こちらのことはお構いなしに、降り注いでくれる日差しはどこか健気で、「変わらぬこと」を、ここ数年は愛おしくも感じるようになりました。
短い袖の、ほんの少しの日焼けを悔やめるような。 身近にあった「夏と洋服」を そっと、たくさん、味わいたい。 たとえば、心を弾ませてくれる “グレンチェック”に身を包んで、 ちょっと足を伸ばしてみることができたら——。
今回はそんな、るんるんとした思い出によく似合うグレンチェックが主役です。
パラスパレスの洋服は、絵柄からすべて手作りされたもの。

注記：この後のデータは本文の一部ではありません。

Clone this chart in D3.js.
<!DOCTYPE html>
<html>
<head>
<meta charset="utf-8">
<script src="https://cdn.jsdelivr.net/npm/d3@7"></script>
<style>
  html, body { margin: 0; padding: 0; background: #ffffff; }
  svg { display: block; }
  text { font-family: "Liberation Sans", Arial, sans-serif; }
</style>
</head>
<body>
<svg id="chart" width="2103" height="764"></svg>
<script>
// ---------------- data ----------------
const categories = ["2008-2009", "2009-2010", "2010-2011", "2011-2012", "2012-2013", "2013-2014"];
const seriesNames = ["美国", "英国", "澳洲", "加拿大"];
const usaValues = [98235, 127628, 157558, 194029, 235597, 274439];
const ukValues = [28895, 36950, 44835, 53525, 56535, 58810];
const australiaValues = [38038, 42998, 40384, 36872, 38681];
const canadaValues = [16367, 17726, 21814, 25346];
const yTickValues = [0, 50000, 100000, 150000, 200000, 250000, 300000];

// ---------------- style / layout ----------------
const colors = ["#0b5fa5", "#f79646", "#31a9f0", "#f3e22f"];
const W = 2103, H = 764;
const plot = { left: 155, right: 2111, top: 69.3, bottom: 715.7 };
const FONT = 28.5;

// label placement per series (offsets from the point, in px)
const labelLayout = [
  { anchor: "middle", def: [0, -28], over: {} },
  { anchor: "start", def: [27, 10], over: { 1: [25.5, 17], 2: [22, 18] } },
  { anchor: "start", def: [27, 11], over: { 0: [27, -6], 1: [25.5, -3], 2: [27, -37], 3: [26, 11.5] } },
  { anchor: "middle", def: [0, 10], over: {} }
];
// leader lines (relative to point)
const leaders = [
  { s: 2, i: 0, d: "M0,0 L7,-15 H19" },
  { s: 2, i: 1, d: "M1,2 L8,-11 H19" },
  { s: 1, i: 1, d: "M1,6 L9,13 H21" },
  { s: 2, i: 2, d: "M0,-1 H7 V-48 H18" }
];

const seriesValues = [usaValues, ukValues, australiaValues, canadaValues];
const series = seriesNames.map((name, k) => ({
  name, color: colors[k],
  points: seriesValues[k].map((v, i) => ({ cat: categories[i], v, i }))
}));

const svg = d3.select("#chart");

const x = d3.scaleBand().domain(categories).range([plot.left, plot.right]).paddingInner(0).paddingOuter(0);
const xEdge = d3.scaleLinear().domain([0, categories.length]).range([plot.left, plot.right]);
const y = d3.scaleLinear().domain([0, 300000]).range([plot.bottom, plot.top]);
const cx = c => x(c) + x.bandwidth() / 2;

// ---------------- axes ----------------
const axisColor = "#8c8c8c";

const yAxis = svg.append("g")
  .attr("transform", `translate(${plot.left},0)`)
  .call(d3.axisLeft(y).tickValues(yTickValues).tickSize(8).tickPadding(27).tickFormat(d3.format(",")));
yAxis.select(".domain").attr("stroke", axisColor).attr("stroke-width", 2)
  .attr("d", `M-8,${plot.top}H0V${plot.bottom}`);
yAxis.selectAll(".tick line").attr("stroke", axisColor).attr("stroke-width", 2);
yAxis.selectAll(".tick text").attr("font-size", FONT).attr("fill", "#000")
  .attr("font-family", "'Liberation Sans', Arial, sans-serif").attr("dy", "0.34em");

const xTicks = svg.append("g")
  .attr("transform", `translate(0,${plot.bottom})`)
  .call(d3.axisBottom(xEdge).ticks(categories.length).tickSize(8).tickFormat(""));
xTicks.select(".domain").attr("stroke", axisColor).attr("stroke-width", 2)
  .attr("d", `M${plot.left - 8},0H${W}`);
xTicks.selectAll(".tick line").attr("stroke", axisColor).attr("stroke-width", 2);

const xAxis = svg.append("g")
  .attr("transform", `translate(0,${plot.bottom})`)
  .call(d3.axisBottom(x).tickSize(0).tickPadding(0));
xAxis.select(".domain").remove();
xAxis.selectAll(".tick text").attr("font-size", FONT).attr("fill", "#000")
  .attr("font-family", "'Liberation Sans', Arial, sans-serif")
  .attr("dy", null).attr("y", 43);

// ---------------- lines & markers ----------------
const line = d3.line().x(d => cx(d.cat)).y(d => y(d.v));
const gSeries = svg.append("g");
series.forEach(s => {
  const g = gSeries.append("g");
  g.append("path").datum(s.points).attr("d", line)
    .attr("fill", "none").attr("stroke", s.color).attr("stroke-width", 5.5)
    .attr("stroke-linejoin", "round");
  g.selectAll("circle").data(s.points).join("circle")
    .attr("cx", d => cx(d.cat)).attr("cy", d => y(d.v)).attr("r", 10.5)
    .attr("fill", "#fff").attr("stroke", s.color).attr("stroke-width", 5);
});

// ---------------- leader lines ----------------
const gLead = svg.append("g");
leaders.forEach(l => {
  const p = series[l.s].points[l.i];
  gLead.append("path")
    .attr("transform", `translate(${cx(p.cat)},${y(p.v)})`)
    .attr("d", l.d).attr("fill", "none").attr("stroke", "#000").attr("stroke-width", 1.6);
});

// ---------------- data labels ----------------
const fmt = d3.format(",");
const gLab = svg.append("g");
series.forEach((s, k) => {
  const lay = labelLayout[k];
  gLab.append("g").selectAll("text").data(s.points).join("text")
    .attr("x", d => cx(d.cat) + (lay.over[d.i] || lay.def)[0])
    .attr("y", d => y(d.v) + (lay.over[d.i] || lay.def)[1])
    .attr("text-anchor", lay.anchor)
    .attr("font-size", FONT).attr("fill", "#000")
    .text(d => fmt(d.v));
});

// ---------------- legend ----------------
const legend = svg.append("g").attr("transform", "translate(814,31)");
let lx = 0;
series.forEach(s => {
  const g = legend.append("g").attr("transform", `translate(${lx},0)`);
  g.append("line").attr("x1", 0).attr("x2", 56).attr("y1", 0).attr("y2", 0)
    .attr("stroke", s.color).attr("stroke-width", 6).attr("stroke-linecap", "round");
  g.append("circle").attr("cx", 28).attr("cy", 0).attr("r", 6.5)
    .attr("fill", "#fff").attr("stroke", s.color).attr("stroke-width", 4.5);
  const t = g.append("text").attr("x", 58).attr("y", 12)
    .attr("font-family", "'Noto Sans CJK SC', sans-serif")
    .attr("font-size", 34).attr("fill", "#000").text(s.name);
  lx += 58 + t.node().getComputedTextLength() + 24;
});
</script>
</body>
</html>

ですから、チェックの細かなタテヨコの線も、その裏側には、丁寧に1本1本を描いた筆を握るデザイナーの姿があるということです。
「頭の中に描いたチェックを丁寧に起こしていくんです」そうデザイナーはおしえてくれます。まだ他には誰も知らない、チェックの柄が頭の中にはあれこれと広がっているのだそう。それは時に、雄大な田園、いつかの街の風景、
そんなものからインスピレーションを受けていることもあるというから、おもしろいものです。

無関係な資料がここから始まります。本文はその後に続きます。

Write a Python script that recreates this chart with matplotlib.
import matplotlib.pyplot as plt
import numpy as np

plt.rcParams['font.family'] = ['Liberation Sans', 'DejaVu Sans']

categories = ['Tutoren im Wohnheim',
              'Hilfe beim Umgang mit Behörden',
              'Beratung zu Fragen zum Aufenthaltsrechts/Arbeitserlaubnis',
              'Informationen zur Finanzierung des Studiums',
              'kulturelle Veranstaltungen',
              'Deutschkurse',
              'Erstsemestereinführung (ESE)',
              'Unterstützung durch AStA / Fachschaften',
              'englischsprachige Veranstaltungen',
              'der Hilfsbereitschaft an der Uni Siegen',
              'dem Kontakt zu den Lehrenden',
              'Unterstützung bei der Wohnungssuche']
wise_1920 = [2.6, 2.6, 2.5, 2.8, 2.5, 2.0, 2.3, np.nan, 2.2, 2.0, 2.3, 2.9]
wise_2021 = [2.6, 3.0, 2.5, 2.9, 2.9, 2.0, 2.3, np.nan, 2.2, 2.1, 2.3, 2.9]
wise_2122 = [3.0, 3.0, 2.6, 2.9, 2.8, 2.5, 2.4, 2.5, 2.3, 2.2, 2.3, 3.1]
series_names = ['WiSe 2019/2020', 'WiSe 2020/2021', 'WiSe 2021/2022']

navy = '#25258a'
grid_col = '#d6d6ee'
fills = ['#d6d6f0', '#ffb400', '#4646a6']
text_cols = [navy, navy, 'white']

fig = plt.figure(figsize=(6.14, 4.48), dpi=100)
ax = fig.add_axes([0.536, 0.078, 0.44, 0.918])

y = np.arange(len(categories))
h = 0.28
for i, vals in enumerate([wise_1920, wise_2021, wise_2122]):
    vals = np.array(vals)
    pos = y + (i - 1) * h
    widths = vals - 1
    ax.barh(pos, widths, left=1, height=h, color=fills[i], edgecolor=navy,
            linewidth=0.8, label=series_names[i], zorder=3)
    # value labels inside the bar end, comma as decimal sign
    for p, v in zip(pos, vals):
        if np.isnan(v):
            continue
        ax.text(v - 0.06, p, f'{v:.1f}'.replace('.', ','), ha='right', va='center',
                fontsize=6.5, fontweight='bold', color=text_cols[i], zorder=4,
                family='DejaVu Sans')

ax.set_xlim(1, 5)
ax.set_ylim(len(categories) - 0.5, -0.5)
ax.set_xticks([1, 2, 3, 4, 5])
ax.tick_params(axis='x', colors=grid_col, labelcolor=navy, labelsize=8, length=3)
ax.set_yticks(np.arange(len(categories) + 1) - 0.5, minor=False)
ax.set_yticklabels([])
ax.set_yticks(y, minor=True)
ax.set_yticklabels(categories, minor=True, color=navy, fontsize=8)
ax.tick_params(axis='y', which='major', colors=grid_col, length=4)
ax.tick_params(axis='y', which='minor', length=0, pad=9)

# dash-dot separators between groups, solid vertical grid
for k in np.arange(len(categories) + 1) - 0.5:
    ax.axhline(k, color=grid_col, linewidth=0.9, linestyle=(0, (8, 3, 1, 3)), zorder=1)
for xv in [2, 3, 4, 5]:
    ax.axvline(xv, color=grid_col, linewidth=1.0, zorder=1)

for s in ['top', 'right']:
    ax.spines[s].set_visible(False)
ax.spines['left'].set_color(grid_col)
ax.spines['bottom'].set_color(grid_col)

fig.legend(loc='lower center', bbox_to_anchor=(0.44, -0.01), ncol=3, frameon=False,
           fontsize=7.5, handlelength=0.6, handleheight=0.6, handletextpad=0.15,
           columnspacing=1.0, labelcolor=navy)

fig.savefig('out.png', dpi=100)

いま手がけている、とても繊細なチェック柄は不思議なもので、同じ条件で染めていても、タテ線はヨコ線よりも強く見えてしまう傾向があるといいます。それをうまく調整するため、「タテ糸を薄い紺色にして、ヨコ糸を濃い紺にする」といった工夫まで考えて、丁寧にデザインを起こします。

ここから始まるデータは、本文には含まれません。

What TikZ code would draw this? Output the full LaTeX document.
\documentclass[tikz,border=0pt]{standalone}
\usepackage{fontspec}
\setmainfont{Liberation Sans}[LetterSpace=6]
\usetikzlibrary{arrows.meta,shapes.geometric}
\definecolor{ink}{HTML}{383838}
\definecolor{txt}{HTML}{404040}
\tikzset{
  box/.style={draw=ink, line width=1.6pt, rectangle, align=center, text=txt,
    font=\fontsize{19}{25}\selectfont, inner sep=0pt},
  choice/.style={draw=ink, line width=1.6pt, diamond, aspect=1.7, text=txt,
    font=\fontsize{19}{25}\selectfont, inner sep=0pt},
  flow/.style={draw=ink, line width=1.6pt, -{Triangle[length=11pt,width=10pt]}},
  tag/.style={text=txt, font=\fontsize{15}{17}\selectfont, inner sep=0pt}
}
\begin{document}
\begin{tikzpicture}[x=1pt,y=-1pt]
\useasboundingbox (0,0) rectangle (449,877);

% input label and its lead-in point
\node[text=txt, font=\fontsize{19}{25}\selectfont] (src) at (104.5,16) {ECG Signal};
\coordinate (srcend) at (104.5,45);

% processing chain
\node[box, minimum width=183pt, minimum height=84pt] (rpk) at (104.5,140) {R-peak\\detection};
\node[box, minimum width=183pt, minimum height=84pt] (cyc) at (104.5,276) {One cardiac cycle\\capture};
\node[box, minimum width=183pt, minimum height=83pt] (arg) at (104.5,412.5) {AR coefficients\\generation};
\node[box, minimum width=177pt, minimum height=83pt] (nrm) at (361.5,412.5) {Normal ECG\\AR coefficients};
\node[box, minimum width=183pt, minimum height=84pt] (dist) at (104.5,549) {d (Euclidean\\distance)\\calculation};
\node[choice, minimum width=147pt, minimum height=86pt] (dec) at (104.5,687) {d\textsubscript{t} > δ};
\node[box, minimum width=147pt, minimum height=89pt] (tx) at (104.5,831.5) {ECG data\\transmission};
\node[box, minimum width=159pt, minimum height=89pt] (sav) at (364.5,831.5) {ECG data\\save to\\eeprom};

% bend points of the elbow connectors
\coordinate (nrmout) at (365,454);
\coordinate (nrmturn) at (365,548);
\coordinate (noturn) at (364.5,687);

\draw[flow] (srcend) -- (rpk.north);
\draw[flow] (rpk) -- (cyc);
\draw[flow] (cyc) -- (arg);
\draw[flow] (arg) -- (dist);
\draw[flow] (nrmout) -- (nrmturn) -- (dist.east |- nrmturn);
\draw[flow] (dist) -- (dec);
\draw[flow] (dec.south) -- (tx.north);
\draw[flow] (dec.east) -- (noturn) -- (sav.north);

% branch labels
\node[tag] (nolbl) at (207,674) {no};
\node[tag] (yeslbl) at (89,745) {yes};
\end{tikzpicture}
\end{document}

時には印刷した紙で、小さなお人形に着せるような洋服を実際に組み立て、出来上がりを想定しながらつくっていくことも。それでもパタンナーに組んでもらうと、イメージががらりと違ったり、洗いをかけると縮んでしまったり......。そんな「想定外」が待ち受けていることもあるといいます。
チェック柄はタテヨコがわかりやすい分、織る人は縮んでしまわぬよう、切る人はずれてしまわぬよう、縫い上げる人は位置が違わぬよう、それぞれのパートを担う人たちがどこまでもどこまでも配慮する必要があるのだとか。それぞれが特別に注意をはらって仕上げるのがこのさりげないチェック柄なのでした。
もちろん、
糸屋さんにとって完成品は「糸」。 生地屋さんにとって完成品は「生地」ですが、 そのそれぞれが“材料”となり重なり合ってできるのが、「洋服」。
あれこれ悩みながら作る、孤独な図柄の検討に始まり、
それぞれの特別に丁寧な手仕事が重なることで、この何食わぬ顔をしたサラリと美しい洋服が出来上がっているということ。それを「忘れないようにしたい」と心に留めます。
そんなタテとヨコの重なりが織りなすように、 特別な仕事が重なった洋服に袖を通し、 今年の夏は駆け抜けられたなら......。 そして、今できる“特別な毎日”を重ねることができたなら......。 きっと「夏」は無駄になったりなどしません。 どうか、グレンチェックのような 思い出重なる素敵な季節となりますように。 織りなす丁寧な毎日の傍に、 とびっきりお気に入りの洋服があることを願っています。